Tomorrow is a long day in head office and I think I am going to leave very soon after 5am to miss the roadworks – uggh!

generous community

Last week while at SEITE residential I was able to get out and spend time with people talking about community and fresh expressions. Community was something that majorly struck me while at Moot and I wanted a chance to consider this more.

I had a chat with Brother Reg from the Franciscans in Canterbury and then spent some time with Kerry Thorpe from Harvest.

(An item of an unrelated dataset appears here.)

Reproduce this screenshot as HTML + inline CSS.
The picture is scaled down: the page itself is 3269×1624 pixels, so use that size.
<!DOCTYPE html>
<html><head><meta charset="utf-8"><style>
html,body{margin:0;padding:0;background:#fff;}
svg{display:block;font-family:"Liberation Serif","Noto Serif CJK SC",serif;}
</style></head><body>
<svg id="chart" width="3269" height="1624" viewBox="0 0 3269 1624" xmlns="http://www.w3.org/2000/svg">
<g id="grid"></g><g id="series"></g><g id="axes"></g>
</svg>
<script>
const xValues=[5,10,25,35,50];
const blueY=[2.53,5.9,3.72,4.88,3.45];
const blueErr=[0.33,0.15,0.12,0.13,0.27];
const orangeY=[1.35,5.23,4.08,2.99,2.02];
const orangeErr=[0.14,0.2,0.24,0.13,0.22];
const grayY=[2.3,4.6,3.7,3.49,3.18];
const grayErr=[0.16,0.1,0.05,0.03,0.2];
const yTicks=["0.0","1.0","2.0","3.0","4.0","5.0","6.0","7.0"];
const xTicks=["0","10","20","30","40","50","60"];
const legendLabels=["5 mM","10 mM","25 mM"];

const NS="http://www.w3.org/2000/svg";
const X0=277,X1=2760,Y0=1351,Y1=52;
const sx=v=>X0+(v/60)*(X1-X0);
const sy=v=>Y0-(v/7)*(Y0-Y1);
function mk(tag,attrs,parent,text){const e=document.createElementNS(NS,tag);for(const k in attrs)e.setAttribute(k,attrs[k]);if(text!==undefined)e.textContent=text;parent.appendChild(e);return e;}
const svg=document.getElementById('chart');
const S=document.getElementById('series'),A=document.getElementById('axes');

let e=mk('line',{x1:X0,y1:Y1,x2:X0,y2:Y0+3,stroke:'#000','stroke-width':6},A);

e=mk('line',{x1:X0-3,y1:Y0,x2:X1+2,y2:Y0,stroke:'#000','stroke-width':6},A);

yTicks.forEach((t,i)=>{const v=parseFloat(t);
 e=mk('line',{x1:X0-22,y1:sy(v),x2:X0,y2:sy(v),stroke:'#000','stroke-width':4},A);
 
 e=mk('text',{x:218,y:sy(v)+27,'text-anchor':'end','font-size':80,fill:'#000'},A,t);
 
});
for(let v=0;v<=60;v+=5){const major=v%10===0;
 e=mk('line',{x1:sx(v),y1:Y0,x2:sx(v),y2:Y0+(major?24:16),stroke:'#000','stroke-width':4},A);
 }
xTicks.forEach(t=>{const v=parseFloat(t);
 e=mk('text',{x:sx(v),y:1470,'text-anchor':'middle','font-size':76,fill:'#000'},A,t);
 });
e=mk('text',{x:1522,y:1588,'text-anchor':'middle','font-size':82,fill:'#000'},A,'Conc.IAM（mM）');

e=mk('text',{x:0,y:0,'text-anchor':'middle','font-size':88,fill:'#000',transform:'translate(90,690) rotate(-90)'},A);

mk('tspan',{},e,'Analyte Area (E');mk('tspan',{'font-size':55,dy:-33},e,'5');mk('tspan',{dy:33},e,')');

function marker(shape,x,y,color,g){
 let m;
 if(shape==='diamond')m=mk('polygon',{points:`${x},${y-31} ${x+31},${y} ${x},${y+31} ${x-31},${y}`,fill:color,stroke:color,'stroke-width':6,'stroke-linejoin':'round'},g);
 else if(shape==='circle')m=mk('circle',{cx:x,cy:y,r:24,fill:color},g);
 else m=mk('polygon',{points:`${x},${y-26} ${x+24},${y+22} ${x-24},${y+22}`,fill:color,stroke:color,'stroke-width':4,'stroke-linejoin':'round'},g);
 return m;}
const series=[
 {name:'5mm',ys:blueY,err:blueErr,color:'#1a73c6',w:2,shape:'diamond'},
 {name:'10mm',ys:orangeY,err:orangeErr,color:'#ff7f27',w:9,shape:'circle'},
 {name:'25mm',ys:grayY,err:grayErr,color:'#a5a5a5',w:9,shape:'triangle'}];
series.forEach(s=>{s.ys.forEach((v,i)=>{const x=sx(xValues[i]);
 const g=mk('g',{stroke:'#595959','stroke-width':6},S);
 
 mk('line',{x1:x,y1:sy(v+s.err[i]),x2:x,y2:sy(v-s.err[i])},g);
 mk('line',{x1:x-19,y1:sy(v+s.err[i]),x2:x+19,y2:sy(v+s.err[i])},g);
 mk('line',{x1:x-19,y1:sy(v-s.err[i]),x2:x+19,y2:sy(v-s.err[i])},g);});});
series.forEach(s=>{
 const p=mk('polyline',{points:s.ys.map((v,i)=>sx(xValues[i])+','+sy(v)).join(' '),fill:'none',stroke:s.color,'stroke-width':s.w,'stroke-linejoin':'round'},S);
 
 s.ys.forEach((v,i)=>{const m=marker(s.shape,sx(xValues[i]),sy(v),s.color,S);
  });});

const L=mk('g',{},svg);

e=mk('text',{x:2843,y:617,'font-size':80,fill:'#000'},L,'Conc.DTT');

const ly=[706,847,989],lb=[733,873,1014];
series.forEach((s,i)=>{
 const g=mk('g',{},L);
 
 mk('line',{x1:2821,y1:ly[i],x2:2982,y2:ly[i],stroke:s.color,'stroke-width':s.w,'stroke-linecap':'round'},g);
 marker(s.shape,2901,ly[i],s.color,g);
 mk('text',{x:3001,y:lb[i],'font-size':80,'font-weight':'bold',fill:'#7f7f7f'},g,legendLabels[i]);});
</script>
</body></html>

Reg spoke about the essence of community being sensitivity and understanding. The Franciscan novice scheme is viewed as a time for interested people to explore what God is calling them to do. They join the community for this time – but many leave, but the community is simply happy that these men have found more of God’s plan for their life. This strikes me as something we need to get to grips with as church – being excited by peoples calling when it takes them away from church.

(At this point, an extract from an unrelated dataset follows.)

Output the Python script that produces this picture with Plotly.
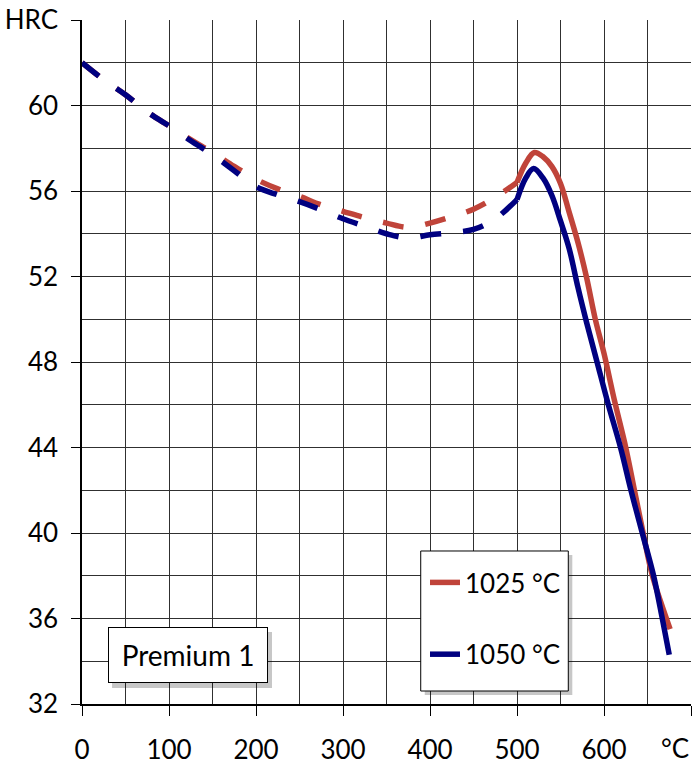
import plotly.graph_objects as go

# --- data ---
temp_dashed = [0, 25, 50, 75, 100, 125, 150, 175, 200, 225, 250, 275, 300, 325, 350, 375, 400, 425, 450, 475, 500]
hrc_1025_dashed = [62.0, 61.2, 60.5, 59.7, 59.05, 58.4, 57.8, 57.15, 56.55, 56.1, 55.75, 55.35, 55.05, 54.75, 54.5, 54.3, 54.5, 54.8, 55.15, 55.7, 56.4]
hrc_1050_dashed = [62.0, 61.2, 60.5, 59.7, 59.05, 58.35, 57.7, 56.95, 56.2, 55.82, 55.5, 55.12, 54.7, 54.35, 54.0, 53.8, 53.95, 54.05, 54.2, 54.7, 55.6]

temp_1025_solid = [500, 510, 520, 530, 540, 550, 560, 570, 580, 590, 600, 612, 625, 635, 645, 655, 665, 676]
hrc_1025_solid = [56.4, 57.3, 57.8, 57.6, 57.15, 56.35, 55.0, 53.6, 51.95, 50.0, 48.4, 46.2, 44.0, 42.0, 40.0, 38.1, 36.8, 35.5]

temp_1050_solid = [500, 510, 519, 530, 540, 550, 560, 570, 580, 592, 605, 619, 631, 644, 657, 667, 675]
hrc_1050_solid = [55.6, 56.6, 57.05, 56.6, 55.8, 54.6, 53.3, 51.5, 49.85, 48.0, 46.0, 44.0, 42.0, 40.0, 38.0, 36.0, 34.3]

x_tickvals = [0, 100, 200, 300, 400, 500, 600, 700]
x_ticktext = ["0", "100", "200", "300", "400", "500", "600", ""]
y_tickvals = [32, 36, 40, 44, 48, 52, 56, 60, 64]
y_ticktext = ["32", "36", "40", "44", "48", "52", "56", "60", "HRC"]

series_names = ["1025 °C", "1050 °C"]
RED = "#C0443A"
BLUE = "#000080"
FONT = "Lato, Carlito, Calibri, sans-serif"
GRID = "#303030"

fig = go.Figure()
fig.add_trace(go.Scatter(x=temp_dashed, y=hrc_1025_dashed, mode="lines", line=dict(color=RED, width=5.5, dash="21px,22px", shape="spline"), showlegend=False, legendgroup="a"))
fig.add_trace(go.Scatter(x=temp_1025_solid, y=hrc_1025_solid, mode="lines", name=series_names[0], line=dict(color=RED, width=5.5, shape="spline"), legendgroup="a"))
fig.add_trace(go.Scatter(x=temp_dashed, y=hrc_1050_dashed, mode="lines", line=dict(color=BLUE, width=5.5, dash="21px,22px", shape="spline"), showlegend=False, legendgroup="b"))
fig.add_trace(go.Scatter(x=temp_1050_solid, y=hrc_1050_solid, mode="lines", name=series_names[1], line=dict(color=BLUE, width=5.5, shape="spline"), legendgroup="b"))

fig.update_layout(
    width=692, height=765,
    margin=dict(l=82, r=1, t=20, b=61),
    paper_bgcolor="white", plot_bgcolor="white",
    font=dict(family=FONT, size=26, color="black"),
    xaxis=dict(range=[0, 700], tickmode="array", tickvals=x_tickvals, ticktext=x_ticktext,
               ticks="outside", ticklen=10, tickcolor="black", tickwidth=1,
               showgrid=True, gridcolor=GRID, gridwidth=1,
               minor=dict(tickvals=[50, 150, 250, 350, 450, 550, 650], showgrid=True, gridcolor=GRID, gridwidth=1, ticks=""),
               showline=True, linecolor="black", linewidth=1.5, zeroline=False,
               ticklabelstandoff=12),
    yaxis=dict(range=[32, 64], tickmode="array", tickvals=y_tickvals, ticktext=y_ticktext,
               ticks="outside", ticklen=9, tickcolor="black", tickwidth=1,
               showgrid=True, gridcolor=GRID, gridwidth=1,
               minor=dict(tickvals=[34, 38, 42, 46, 50, 54, 58, 62], showgrid=True, gridcolor=GRID, gridwidth=1, ticks=""),
               showline=True, linecolor="black", linewidth=1.5, zeroline=False,
               ticklabelstandoff=8),
    legend=dict(x=0.5632, y=0.212, xanchor="left", yanchor="top",
                bgcolor="rgba(0,0,0,0)", borderwidth=0,
                font=dict(family=FONT, size=26, color="black"),
                traceorder="grouped", tracegroupgap=35, itemwidth=30),
)

# legend frame: shadow + white box
fig.add_shape(type="rect", xref="paper", yref="paper",
              x0=0.5628, x1=0.8051, y0=0.0132, y1=0.2178,
              fillcolor="rgba(0,0,0,0.22)", line=dict(width=0), layer="above")
fig.add_shape(type="rect", xref="paper", yref="paper",
              x0=0.5562, x1=0.7985, y0=0.0190, y1=0.2237,
              fillcolor="white", line=dict(color="black", width=1), layer="above")

# Premium 1 label shadow
fig.add_shape(type="rect", xref="paper", yref="paper",
              x0=0.0493, x1=0.312, y0=0.0234, y1=0.1053,
              fillcolor="rgba(0,0,0,0.22)", line=dict(width=0), layer="above")
fig.add_annotation(x=122.2, y=34.29, xref="x", yref="y", text="Premium 1", showarrow=False,
                   width=152, height=48, bgcolor="white", borderpad=3, bordercolor="black",
                   borderwidth=1, font=dict(color="black", size=28, family=FONT))
# x unit label
fig.add_annotation(x=682, y=0, xref="x", yref="paper", yanchor="middle", yshift=-44, text="°C", showarrow=False,
                   font=dict(color="black", size=26, family=FONT))

fig.write_html("out.html", config={"displayModeBar": False},
               post_script="document.body.style.margin='0';")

Meeting with Kerry brought out similar ideas. He observed that over 10 years people have re-connected with faith and/or church, but have ended up worshipping elsewhere – Harvest has blessed this as they are pleased to see people back in relationship with God and have an understanding that our calling is about being God’s people in the real world and not just what we do on a Sunday.

It strikes me that church can be precious about membership, belonging and doing stuff ‘for the mission of the church’ and I wonder whether we need to thin more on ‘doing stuff for the kingdom’ which coud well mean we spend less time on church stuff. This takes a generous spirit and an attitude that says we will invest in you heavily, we will give you lots of oportunities, we will listen and cy with you … and at the end of all that we will still love, respect and pray with and for you when you leave us and go elsewhere.

I think I learnt a lot on the day – and have a lot more stuff to think about.